This week, the CIA released an updated edition of the annual World Factbook, which, among other things, provides Israel with a clear reminder as to how temporary the American administration considers Israel's status in the annexed and (i.e. East Jerusalem, Golan Heights) and occupied territories. The annual publication puts Israel's population at 6,030,000, one-fifth not Jewish, and the number of Palestinians at 3.4 million, of which nearly 2.2 million live in the West Bank. Based on this equation, the gap between the Jewish population of Israel and the total number of Palestinians and Arab Israelis is a mere 200,000.

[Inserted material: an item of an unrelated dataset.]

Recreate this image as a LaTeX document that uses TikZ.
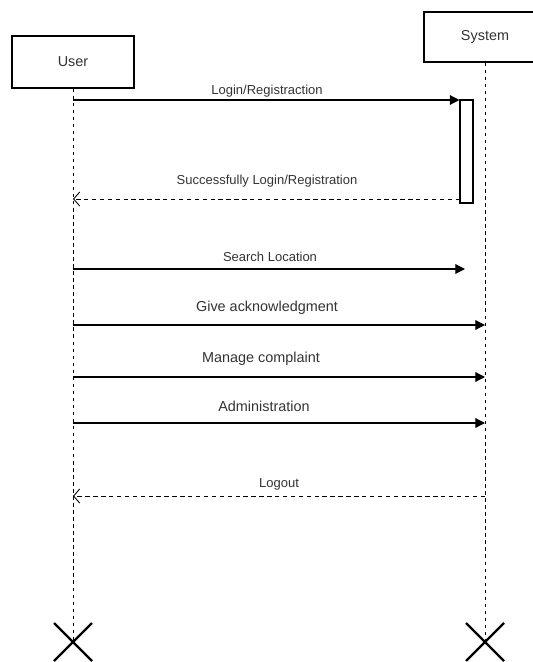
\documentclass[tikz,border=0pt]{standalone}
\usepackage{fontspec}
\setmainfont{Liberation Sans}
\usetikzlibrary{arrows.meta}

\tikzset{
  actor/.style={draw,fill=white,line width=0.6pt,text=black!80,font=\fontsize{8.2}{9}\selectfont},
  lifeline/.style={dash pattern=on 2pt off 2pt,line width=0.5pt},
  msg/.style={-{Triangle[length=5.5pt,width=5.5pt]},line width=0.7pt},
  ret/.style={-{Straight Barb[length=3.5pt,width=8pt]},dash pattern=on 2.5pt off 2pt,line width=0.5pt},
  lbl/.style={text=black!80,inner sep=0pt,font=\fontsize{7.4}{8}\selectfont},
  biglbl/.style={lbl,font=\fontsize{8.2}{9}\selectfont},
  kill/.style={line width=1.3pt}
}

\begin{document}
\begin{tikzpicture}[x=0.02cm,y=-0.02cm]
\clip (0,0) rectangle (533,662);

\node[actor,minimum width=2.44cm,minimum height=1.04cm] (user) at (73,62) {User};
\node[actor,minimum width=2.44cm,minimum height=1cm] (sys) at (485,37) {System};

\coordinate (uend) at (73,642);
\coordinate (send) at (485,642);
\draw[lifeline] (user.south) -- (uend);
\draw[lifeline] (sys.south) -- (send);

\node[draw,fill=white,line width=0.6pt,inner sep=0pt,minimum width=0.26cm,minimum height=2.06cm] (act) at (466.5,151.5) {};

\coordinate (m1) at (73,100);
\draw[msg] (m1) -- (m1 -| act.west);
\coordinate (m2) at (460,199);
\draw[ret] (m2) -- (m2 -| uend);

\coordinate (m3) at (73,269);
\coordinate (s3) at (465,269);
\draw[msg] (m3) -- (s3);

\coordinate (m4) at (73,325);
\draw[msg] (m4) -- (m4 -| send);
\coordinate (m5) at (73,377);
\draw[msg] (m5) -- (m5 -| send);
\coordinate (m6) at (73,423);
\draw[msg] (m6) -- (m6 -| send);

\coordinate (m7) at (485,496);
\draw[ret] (m7) -- (m7 -| uend);

\node[lbl] (l1) at (267,91) {Login/Registraction};
\node[lbl] (l2) at (267,181) {Successfully Login/Registration};
\node[lbl] (l3) at (270,257) {Search Location};
\node[biglbl] (l4) at (267,308) {Give acknowledgment};
\node[biglbl] (l5) at (261,359) {Manage complaint};
\node[biglbl] (l6) at (264,406) {Administration};
\node[lbl] (l7) at (279,484) {Logout};

\draw[kill] (uend) +(-19,-19) -- +(19,19) (uend) +(-19,19) -- +(19,-19);
\draw[kill] (send) +(-19,-19) -- +(19,19) (send) +(-19,19) -- +(19,-19);
\end{tikzpicture}
\end{document}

Trends favoring an Arab majority in Greater Israel are rapidly accelerating. One of every two Gaza residents is aged 14 or younger; four of every nine West Bank residents are babies and children; whereas only slightly more than one-quarter of Israeli Jews are in this age bracket.
One of 10 Israelis is 65 or older, as opposed to one of 25 in the West Bank and one in 33 in Gaza (although this minority also includes Prime Minister Ariel Sharon and PA Chairman Yasser Arafat).
Life expectancy is much higher in Israel at 78.9 years (81 for women, 76.8 for men); in Gaza it is 71.2 years (72.5 for women, 70 for men) and in the West Bank it is 72.5 years (74.3 for women, 70.8 for men). Infant mortality is much lower in Israel (7.55 deaths per thousand births; 21.2 in the West Bank, 24.8 in Gaza). However, the percentage of population growth is 3.4 in the West Bank and 3.95 in Gaza, which contrasts with 1.5 percent in Israel. The fertility rate is 2.54 children per woman in Israel, 4.77 in the West Bank and 6.29 in Gaza.
Gaza's physical separation from the West Bank and its skewed GDP per capita ($1,000 per year in the West Bank, $625 in Gaza compared to $19,000 in Israel) may be likened to a ladder with Israeli Jews at the top followed by Israeli Arabs, East Jerusalemites, West Bank Palestinians, and - on the lowest rung - Gaza Palestinians. Melding the two parts of Palestine into a single entity would not be easy. West Bank residents, who look patronizingly upon Gazans, would have to contend with a decline in their subsistence level even before adding in the cost of absorbing more refugees.
This data relates to individuals currently subject to Israeli rule and the meaning is clear: as the years pass, there will be increasingly more Palestinians who are increasingly less happy, to whom it would be wise to send a signal of hope for a better future. Land-wise, this hope would be a freeze on settlements as a preface to their evacuation as part of an eventual peace agreement. Nation-wise, it would be good news that they would be getting some sort of state even before the determination of permanent borders.
This, in essence, is the diplomatic program of U.S. President George W. Bush that is acceptable to Sharon, on condition that Palestinian violence ends. Sharon is walking - or being led - along the same path as his three predecessors, all Likud prime ministers, who buckled under American pressure and backed away from their rejectionist positions. Under the weight of the Jimmy Carter steamroller, Menachem Begin's autonomy, which first began as an eternal solution, became an interim stepping stone to a diplomatic entity; Yitzhak Shamir was compelled to respond to Bush Sr.'s invitation to the Madrid Conference and talk with the internal PLO, under the control of the external PLO, as part of the Jordanian-Palestinian delegation; and Benjamin Netanyahu forged an agreement with Arafat at the Wye summit.
These precedents are not as straightforward as they might seem at first glance. All three men also tried to shirk off the responsibility of implementing the agreements they had signed, for days, or, at times, for hours. It will therefore come as no surprise that Bush will issue the order, Sharon will obey - for the sake of his survival in the internal politics arena - and then will try to finesse an evasion of his commitments.
But maybe not. Sharon differs from his predecessors in two ways. He craves general acceptance, especially by his critics, yearns for his rival's embrace (as an adviser to former prime minister Yitzhak Rabin, as eagerly wanting to join the governments of Shimon Peres and Ehud Barak) and prefers a government with Labor - despite its schizophrenic policy warp - over a government dependent on the religious and the right. Politically he is stronger than Begin of 1981, who avoided a loss to Peres by the skin of his teeth, as well as Shamir and Netanyahu, who lost to Rabin and Barak six months after Madrid/Wye.
Sharon - reinforced by Netanyahu as his deputy and heir apparent - now seems to be coasting toward easy victory in the 2003 elections. With Bush as king of the world, it will be easier for Sharon to give himself over, realize his desire for support of the majority in Israel, and agree to a peace in exchange for land.